Avoiding Surprises – Tips from a Family Law Lawyer – Part 3
With people marrying later in life than in years gone by, and second and third marriages becoming more and more common, it is now often the case that both spouses marry with each owning a home going into the marriage. Which home the newly married couple chooses to reside in as their matrimonial home can have a dramatic impact upon the financial position of each of them on exiting the marriage should the marriage unfortunately fail and lead to separation and divorce.
As you may know, with the exception of a very limited list of assets acquired during marriage, on the separation of a married couple in Ontario their assets, debts and liabilities are “divided” between them by means of an equalization accounting exercise. This equalization is basically effected by means of comparing the increase in net worth of each of the spouses over the course of their marriage, and then having the spouse with the greater increase in net worth pay the other spouse one half of the difference between each of the respective increases in net worth to even things up, as one might say. This payment is called the equalization payment.
One quirk in the law, section 4(1)(b) of the Family Law Act of Ontario, can be a surprise to many, and a shock to some. This provision excludes from the calculation of the net worth at marriage of a spouse a home owned by that spouse at the time of marriage which becomes the spouses’ matrimonial home and remains such at the time of their subsequent separation. If both spouses owned a home at the time of marriage this can come as quite a surprise, or shock, to the matrimonial home owning spouse at the time of separation.
A simple example makes the point. Assuming for the sake of example that all else is equal, let’s assume that two spouses marry each owning a mortgage free $500,000.00 home. They have to pick one home to live in, so they pick spouse 1’s home to do so. Spouse 2 keeps his or her home and rents it out and the spouses therefore never live in it. After six years of happy marriage unfortunately things unravel and the spouses separate. In our example, all else remains equal and let’s also assume no increase in the market value of the homes over the six years of marriage. Because of the operation of section 4(1)(b) spouse 1 cannot subtract the $500,000.00 at marriage value of his or her home (in our example, his or her total net worth at marriage) from its assumed $500,000.00 at separation value. Spouse 1’s net worth over the course of the marriage, for equalization purposes, is therefore treated as having increased by $500,000.00. Because the home owned by spouse 2 at marriage was never occupied by the spouses as their matrimonial home, spouse 2 gets to subtract its value at marriage from its value at separation ($500,000.00 in each case) resulting in a $0.00 increase in net worth over the course of the marriage for spouse 2.

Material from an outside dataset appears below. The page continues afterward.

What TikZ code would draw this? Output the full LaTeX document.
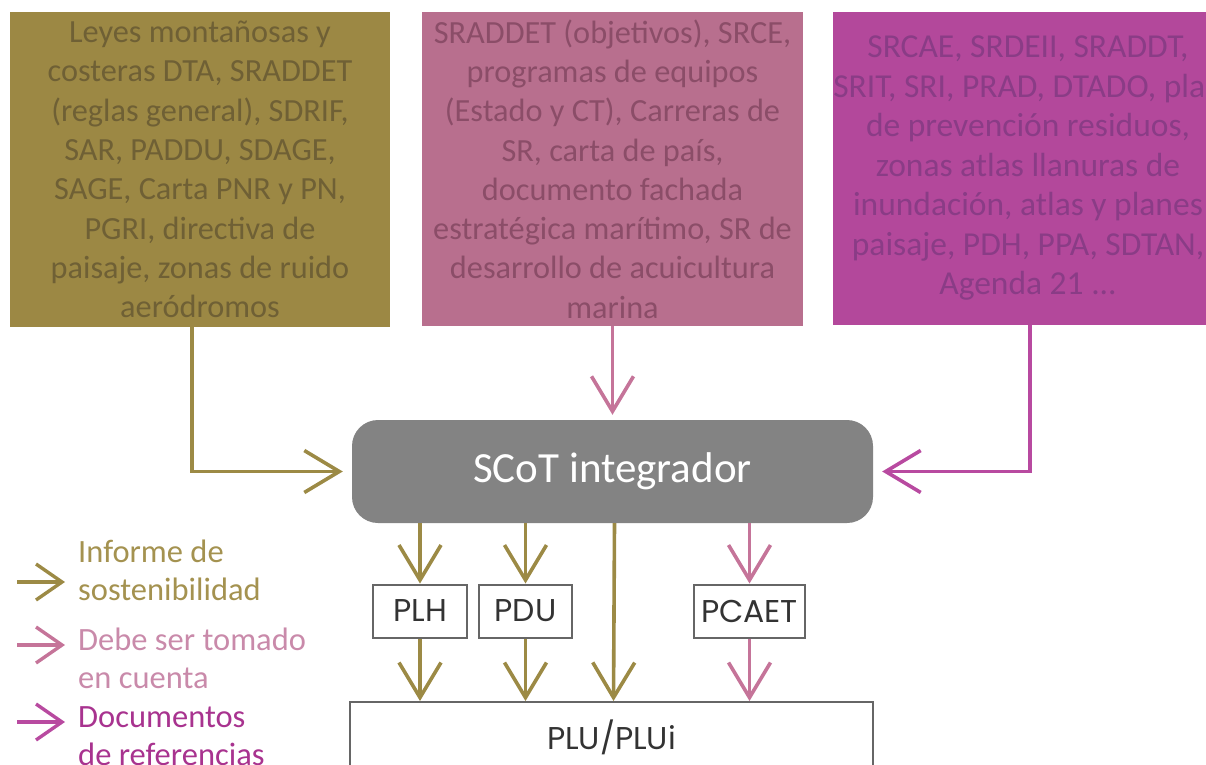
\documentclass[tikz,border=0pt]{standalone}
\usepackage{fontspec}
\setmainfont{Carlito}
\newfontfamily\geo{Poppins}
\usetikzlibrary{arrows.meta}
\definecolor{cOneFill}{HTML}{9C8844}
\definecolor{cOneText}{HTML}{6F6035}
\definecolor{cTwoFill}{HTML}{B86F8E}
\definecolor{cTwoText}{HTML}{8B4D68}
\definecolor{cThreeFill}{HTML}{B3489B}
\definecolor{cThreeText}{HTML}{8A3C86}
\definecolor{arrOlive}{HTML}{9C8A45}
\definecolor{arrPink}{HTML}{C57499}
\definecolor{arrMag}{HTML}{B84AA0}
\definecolor{scotFill}{HTML}{838383}
\definecolor{boxLine}{HTML}{666666}
\definecolor{legOlive}{HTML}{A49250}
\definecolor{legPink}{HTML}{C98AAA}
\definecolor{legMag}{HTML}{A8338F}
\tikzset{
  topbox/.style={rectangle, inner sep=0pt, align=center,
    font=\fontsize{32.3}{39.3}\selectfont},
  smallbox/.style={rectangle, draw=boxLine, line width=2pt, fill=white,
    inner sep=0pt, minimum height=53pt, text=black!80,
    font=\geo\fontsize{31.5}{34}\selectfont},
  bigarrow/.style={line width=3.6pt, -{Straight Barb[length=35pt,width=42pt]}},
  legarrow/.style={line width=3.4pt, -{Straight Barb[length=26pt,width=36pt]}},
  legtext/.style={anchor=west, align=left, inner sep=0pt,
    font=\fontsize{32.5}{38}\selectfont},
}
\begin{document}
\begin{tikzpicture}[x=1pt,y=-1pt]
\useasboundingbox (0,0) rectangle (1206,764);
% top boxes
\node[topbox, fill=cOneFill, text=cOneText, minimum width=380pt, minimum height=315pt] (box1) at (200,169.5)
  {Leyes montañosas y\\costeras DTA, SRADDET\\(reglas general), SDRIF,\\SAR, PADDU, SDAGE,\\SAGE, Carta PNR y PN,\\PGRI, directiva de\\paisaje, zonas de ruido\\aeródromos};
\node[topbox, fill=cTwoFill, text=cTwoText, minimum width=381pt, minimum height=314pt] (box2) at (612.5,169)
  {SRADDET (objetivos), SRCE,\\programas de equipos\\(Estado y CT), Carreras de\\SR, carta de país,\\documento fachada\\estratégica marítimo, SR de\\desarrollo de acuicultura\\marina};
\node[topbox, fill=cThreeFill, text=cThreeText, minimum width=390pt, minimum height=313pt,
  font=\fontsize{33.5}{39.5}\selectfont] (box3) at (1028,168.5)
  {SRCAE, SRDEII, SRADDT,\\SRIT, SRI, PRAD, DTADO, plan\\de prevención residuos,\\zonas atlas llanuras de\\inundación, atlas y planes\\paisaje, PDH, PPA, SDTAN,\\Agenda 21 ...};
% central
\node[rectangle, rounded corners=26pt, fill=scotFill, text=white, minimum width=521pt, minimum height=103pt,
  font=\fontsize{43}{46}\selectfont] (scot) at (612.5,471.5) {SCoT integrador};
\node[smallbox, minimum width=94pt] (plh) at (420,611) {PLH};
\node[smallbox, minimum width=93pt] (pdu) at (525.5,611) {PDU};
\node[smallbox, minimum width=111pt] (pcaet) at (749.5,611) {PCAET};
\node[rectangle, draw=boxLine, line width=2pt, fill=white, minimum width=523pt, minimum height=70pt,
  inner sep=0pt, text=black!80, font=\geo\fontsize{31.5}{34}\selectfont] (plu) at (611.5,737) {PLU/PLUi};
% connectors
\draw[bigarrow, arrOlive] ([xshift=-8pt]box1.south) |- ([xshift=-9pt]scot.west);
\draw[bigarrow, arrPink] (box2.south) -- ([yshift=5pt]scot.north);
\draw[bigarrow, arrMag] ([xshift=2pt]box3.south) |- ([xshift=9pt]scot.east);
\draw[bigarrow, arrOlive] (scot.south -| plh.north) -- (plh.north);
\draw[bigarrow, arrOlive] (scot.south -| pdu.north) -- (pdu.north);
\draw[bigarrow, arrPink] (scot.south -| pcaet.north) -- (pcaet.north);
\draw[bigarrow, arrOlive] (plh.south) -- (plh.south |- plu.north);
\draw[bigarrow, arrOlive] (pdu.south) -- (pdu.south |- plu.north);
\draw[bigarrow, arrOlive] ([xshift=2pt]scot.south) -- ([xshift=2pt]plu.north);
\draw[bigarrow, arrPink] (pcaet.south) -- (pcaet.south |- plu.north);
% legend
\coordinate (l1a) at (17,582); \coordinate (l1b) at (65,582);
\coordinate (l2a) at (17,645); \coordinate (l2b) at (65,645);
\coordinate (l3a) at (17,722); \coordinate (l3b) at (65,722);
\draw[legarrow, arrOlive] (l1a) -- (l1b);
\draw[legarrow, arrPink] (l2a) -- (l2b);
\draw[legarrow, arrMag] (l3a) -- (l3b);
\node[legtext, text=legOlive] (t1) at (78,570) {Informe de\\sostenibilidad};
\node[legtext, text=legPink] (t2) at (78,658) {Debe ser tomado\\en cuenta};
\node[legtext, text=legMag] (t3) at (78,736) {Documentos\\de referencias};
\end{tikzpicture}
\end{document}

You can probably now see where this is going. Although in fact both spouses came into the marriage with a $500,000.00 home, and both are leaving the marriage with the same $500,000.00 home, because of the operation of section 4(1)(b), spouse 1 will owe spouse 2 an equalization payment of $250,000.00. Spouse 1 will therefore exit the marriage $250,000.00 poorer, and spouse 2 will exit the marriage $250,000.00 richer. Perhaps a pleasant surprise to spouse 2; perhaps a disappointing shock to spouse 1.
As with just about everything that is prescribed by the Family law Act this result can all be avoided by the parties entering into a marriage contract, preferably before their marriage but also at any time during their marriage. If a couple contemplating marriage don’t wish the above example to apply in their case in the event of separation, they should each seek out a family law lawyer of their choice and negotiate between themselves and with the assistance of their respective lawyers a regime that they both wish will apply to their particular circumstances in the event of their subsequent separation should that unfortunately occur.
By way of epilogue, interestingly in the above example, had the spouses sold spouse 1’s home before their separation and replaced it with a new home, still just in spouse 1’s name but their new matrimonial home, then in that case spouse 1 would have been able to deduct the value of his or her first home from the value of his or her home, the matrimonial home, at the time of separation. And, in that case, assuming that the new matrimonial home was also worth $500,000.00 spouse 1 would also have a $0.00 increase in net worth over the period of the marriage and no equalization payment would be owed by either spouse to the other. Also, if the marriage had lasted less than 5 years, the Court would have the discretion to reduce the equalization payment owed but this is a very limited discretion and not something a spouse should ever assume is going to be available to right something that he or she sees as a wrong.
So, if your prospective spouse suggests that on marriage the two of you should take up residence in your house, you may want to suggest that you would much rather prefer that the two of you take up residence in theirs.